O'Donnell then goes on to claim that Mormonism was founded by a "fraudulent criminal." He's right, of course. Joseph Smith, Jr. was the charlatan who founded Mormonism; he's also a child molester by today's standards (his thirty-plus wives included seven minors: two 14-year-olds, two 16-year-olds and three 17-year-olds). The story of Smith's "revelation" is so bizarre and silly that I won't repeat it; you'd think I was making it up. You can read it all here, as told by Christopher Hitchens, if you have any interest in wading through all the revelations and counter-revelations, angels, gold tablets, and the true origin of Native Americans according to Mormonism (their account of Native American history, incidentally, is yet another horrifying facet of the Mormon doctrine of white supremacy).

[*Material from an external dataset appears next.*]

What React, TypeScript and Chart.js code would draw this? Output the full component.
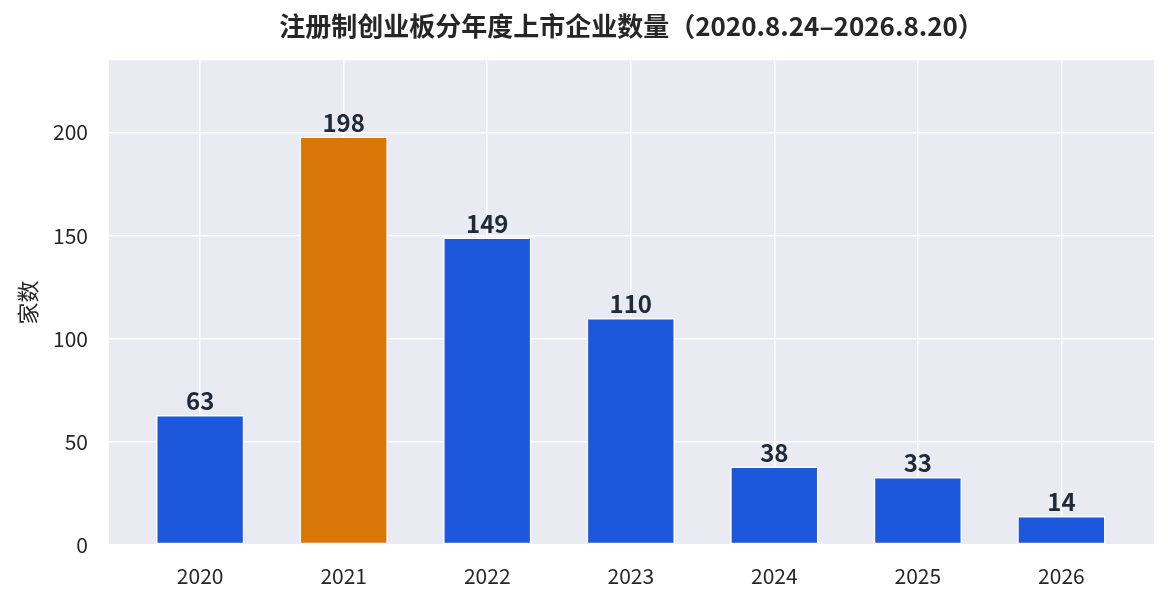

Mormons were fairly pro-slavery, with one of their founding members quoted as saying "You must not think, from what I say, that I am opposed to slavery. No! The negro is damned, and is to serve his master till God chooses to remove the curse of Ham..." Those were the words of Brigham Young, who incidentally has a college named after him in Utah, which incidentally graduated a certain Mitt Romney in 1971.
I'll resist dredging further into the swampland of Mormon doctrine; I personally think debating religious doctrine is sort of like trying to decide whether Tim Burton's Batman or Chris Nolan's Batman Begins gets closer to the truth of Batman's "actual origins." (The answer is obviously the latter.)
I don't understand Linkins' desire to defend a church with such a sordid history, a history that was at odds with our vision of American justice and equality as recently as 1978. Their beliefs make me as angry as O'Donnell was, and I'm glad he was gutsy enough to say what he said.